FowlerLab/Enrich2

Error when starting analysis

diabatem opened this issue · 13 comments

Hello, I am attempting to use Enrich for barcode counting and every time I start the analysis I get the same error messages "Enrich2 encountered an error: 'No object named /main/barcodes/counts in the file'" and I do not know how to eliminate this error. I have also tried updating the version of the program but that did not get rid of the problem.

Make sure you're not performing the analysis in a directory that already has Enrich2 output files in it, such as from an analysis attempt that failed. The program tries to read from existing HDF5 files if present, and if those don't contain the required information (such as the /main/barcodes/counts data frame) you would see an error like this.

The output directory does not contain any output files within it and I changed the output directory completely and still received the same error message.

It sounds like there is some mismatch between your configuration and the FASTQ files you are processing. Can you post your config file and a sample of your data?

Here is the json. The fastq files are too large to upload in this comment.
ctermBRCA1 copy.zip

I see that your minimum barcode count is set to 4000, which is pretty high. It's possible that you are unintentionally discarding all of your barcodes because you don't have sufficient sequencing depth. Try setting the minimum to something much smaller and re-running to see if that fixes the problem.

I reduced the minimum barcode count to 50 and the error still persists on.

It's possible that the barcodes are being counted but that there's an issue with trimming or otherwise mapping them to your barcode map.

What is the name of the file being processed when Enrich2 throws the error? Does it end with _lib.h5?

If so, please try running the following code, either as a standalone script or in an interactive shell after substituting the correct file path:

import pandas as pd

store = pd.HDFStore("/path/to/seqlib/hdf5/file.h5")

print("Counted {} unique barcodes.".format(len(store['/raw/barcodes/counts'])))
print("")
print("Ten most abundant barcodes:")
print(store['/raw/barcodes/counts'][:10])

The program creates all the normal files .h5 and this is what I see before the error appears.
screen shot 2018-10-16 at 12 03 37 pm

When I ran the standalone script, this is the error I was given.
screen shot 2018-10-16 at 12 17 55 pm

Please run the standalone script again on the HDF5 file ending with _lib.h5 and let me know what happens.

I ran the code on the lib.h5 files and got the same error.
screen shot 2018-10-17 at 12 25 00 pm

Let me explain what is happening in this log that you posted:

The program creates all the normal files .h5 and this is what I see before the error appears.
screen shot 2018-10-16 at 12 03 37 pm

Enrich2 first creates empty HDF5 files for each part of the analysis (SeqLib, Selection, and Experiment). Then, it starts processing them one by one.
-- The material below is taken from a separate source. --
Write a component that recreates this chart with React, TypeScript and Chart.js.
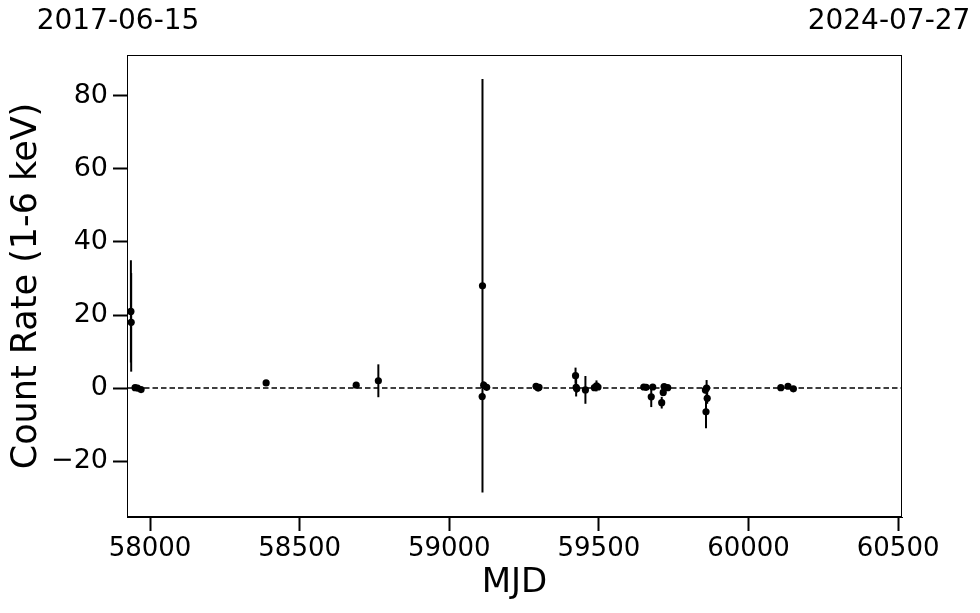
import React, { useEffect, useRef } from "react";
import { Chart, registerables } from "chart.js";

Chart.register(...registerables);

const mjd = [57936, 57937, 57950, 57958, 57970, 58388, 58689, 58763, 59111, 59110, 59115, 59125, 59290, 59297, 59300, 59422, 59424, 59426, 59455, 59485, 59492, 59497, 59650, 59658, 59675, 59680, 59710, 59715, 59718, 59730, 59860, 59862, 59858, 59856, 60108, 60132, 60150];
const rate = [21.0, 18.0, 0.1, 0.0, -0.4, 1.4, 0.8, 2.0, 28.0, -2.3, 0.8, 0.2, 0.5, 0.0, 0.2, 3.4, 0.2, -0.2, -0.5, 0.1, 0.6, 0.3, 0.3, 0.2, -2.4, 0.3, -4.0, -1.2, 0.4, 0.1, 0.0, -2.8, -6.5, -0.5, 0.1, 0.5, -0.2];
const rateErr = [14.0, 13.5, 0.5, 0.5, 0.6, 0.6, 0.5, 4.5, 56.6, 1.0, 1.0, 0.8, 0.6, 0.6, 0.5, 2.2, 2.5, 1.0, 3.8, 0.8, 1.5, 0.8, 0.5, 0.6, 2.8, 0.6, 1.6, 1.0, 0.6, 0.5, 2.2, 1.5, 4.5, 1.0, 0.4, 0.4, 0.4];

const xTicks = [58000, 58500, 59000, 59500, 60000, 60500];
const yTicks = [-20, 0, 20, 40, 60, 80];
const xRange = [57923, 60513];
const yRange = [-35.3, 91.2];
const dateLabels = ["2017-06-15", "2024-07-27"];
const xTitle = "MJD";
const yTitle = "Count Rate (1-6 keV)";

const FONT = "'DejaVu Sans', sans-serif";

const errorBarPlugin = {
  id: "errorBars",
  beforeDatasetsDraw(chart: any) {
    const { ctx, chartArea, scales } = chart;
    const xs = scales.x;
    const ys = scales.y;
    ctx.save();
    ctx.beginPath();
    ctx.rect(chartArea.left, chartArea.top, chartArea.right - chartArea.left, chartArea.bottom - chartArea.top);
    ctx.clip();
    ctx.strokeStyle = "#000";
    ctx.lineWidth = 1.5;
    ctx.setLineDash([5.5, 3]);
    const y0 = ys.getPixelForValue(0);
    ctx.beginPath();
    ctx.moveTo(chartArea.left, y0);
    ctx.lineTo(chartArea.right, y0);
    ctx.stroke();
    ctx.setLineDash([]);
    ctx.lineWidth = 2;
    for (let i = 0; i < mjd.length; i++) {
      const px = xs.getPixelForValue(mjd[i]);
      const top = ys.getPixelForValue(rate[i] + rateErr[i]);
      const bot = ys.getPixelForValue(rate[i] - rateErr[i]);
      ctx.beginPath();
      ctx.moveTo(px, top);
      ctx.lineTo(px, bot);
      ctx.stroke();
    }
    ctx.restore();
  },
  afterDraw(chart: any) {
    const { ctx, chartArea } = chart;
    ctx.save();
    ctx.strokeStyle = "#000";
    ctx.lineWidth = 1;
    ctx.strokeRect(chartArea.left + 0.5, chartArea.top + 0.5, chartArea.right - chartArea.left - 1, chartArea.bottom - chartArea.top - 1);
    ctx.fillStyle = "#000";
    ctx.font = `28px ${FONT}`;
    ctx.textBaseline = "middle";
    ctx.textAlign = "center";
    ctx.fillText(dateLabels[0], chartArea.left - 9, 22);
    ctx.fillText(dateLabels[1], chartArea.right - 13, 22);
    ctx.restore();
  },
};

const fmt = (v: number) => (v < 0 ? "\u2212" + Math.abs(v) : String(v));

export default function App() {
  const ref = useRef<HTMLCanvasElement | null>(null);
  useEffect(() => {
    if (!ref.current) return;
    const chart = new Chart(ref.current, {
      type: "scatter",
      data: {
        datasets: [
          {
            data: mjd.map((x, i) => ({ x, y: rate[i] })),
            backgroundColor: "#000",
            borderColor: "#000",
            pointRadius: 3.6,
            pointHoverRadius: 3.6,
            borderWidth: 0,
          },
        ],
      },
      options: {
        animation: false,
        responsive: false,
        events: [],
        layout: { padding: { top: 55, right: 78, left: 0, bottom: 0 } },
        plugins: { legend: { display: false }, tooltip: { enabled: false } },
        scales: {
          x: {
            type: "linear",
            min: xRange[0],
            max: xRange[1],
            afterBuildTicks: (s: any) => {
              s.ticks = xTicks.map((v) => ({ value: v }));
            },
            afterFit: (s: any) => {
              s.height = 96;
            },
            grid: { drawOnChartArea: false, drawTicks: true, tickLength: 14, tickWidth: 2, tickColor: "#000" },
            border: { display: true, color: "#000", width: 1 },
            ticks: { color: "#000", font: { family: FONT, size: 26 }, padding: 3, maxRotation: 0, callback: (v: any) => fmt(Number(v)) },
            title: { display: true, text: xTitle, color: "#000", font: { family: FONT, size: 34 }, padding: { top: 0, bottom: 9 } },
          },
          y: {
            type: "linear",
            min: yRange[0],
            max: yRange[1],
            afterBuildTicks: (s: any) => {
              s.ticks = yTicks.map((v) => ({ value: v }));
            },
            afterFit: (s: any) => {
              s.width = 127;
            },
            grid: { drawOnChartArea: false, drawTicks: true, tickLength: 14, tickWidth: 2, tickColor: "#000" },
            border: { display: true, color: "#000", width: 1 },
            ticks: { color: "#000", font: { family: FONT, size: 27 }, padding: 5, callback: (v: any) => fmt(Number(v)) },
            title: { display: true, text: yTitle, color: "#000", font: { family: FONT, size: 35 }, padding: { top: 6, bottom: 0 } },
          },
        },
      },
      plugins: [errorBarPlugin],
    });
    return () => chart.destroy();
  }, []);
  return (
    <div style={{ position: "fixed", left: 0, top: 0, width: 980, height: 613, background: "#fff" }}>
      <canvas ref={ref} width={980} height={613} />
    </div>
  );
}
It starts with the first Selection b_rep1 and processes the first time point 4-2brca1-.

We can see from the log that the program successfully counts the raw barcodes for the 4-brca1- time point, finding 2866779 total barcodes and storing them in /raw/barcodes/counts.

Then, it filters these barcodes by including only barcodes that are present in barcode-variant map file and stores these in /main/barcodes/counts. This step is unsuccessful, so the /main/barcodes/counts entry is not created, and the program crashes when trying to access it.

You have provided output from the standalone script on one of the other _lib.h5 files that has no output, because the program crashed before it was processed. Please run it again on the file that contains counts according to the log and send that output.

It is my suspicion that your barcode-variant map does not actually contain the same barcode sequences that Enrich2 is counting. This is usually caused by incorrect read trimming, so please double check that.

This is the error for the first rep. Your suspicion is correct and the barcode-variant map does not have the same barcode sequences that Enrich2 is counting.
screen shot 2018-10-18 at 11 20 19 am

I think that is the wrong screenshot, but regardless I'm glad that we were able to get to the bottom of this. I've added a new enhancement issue (#19) to improve the program's behavior in this situation.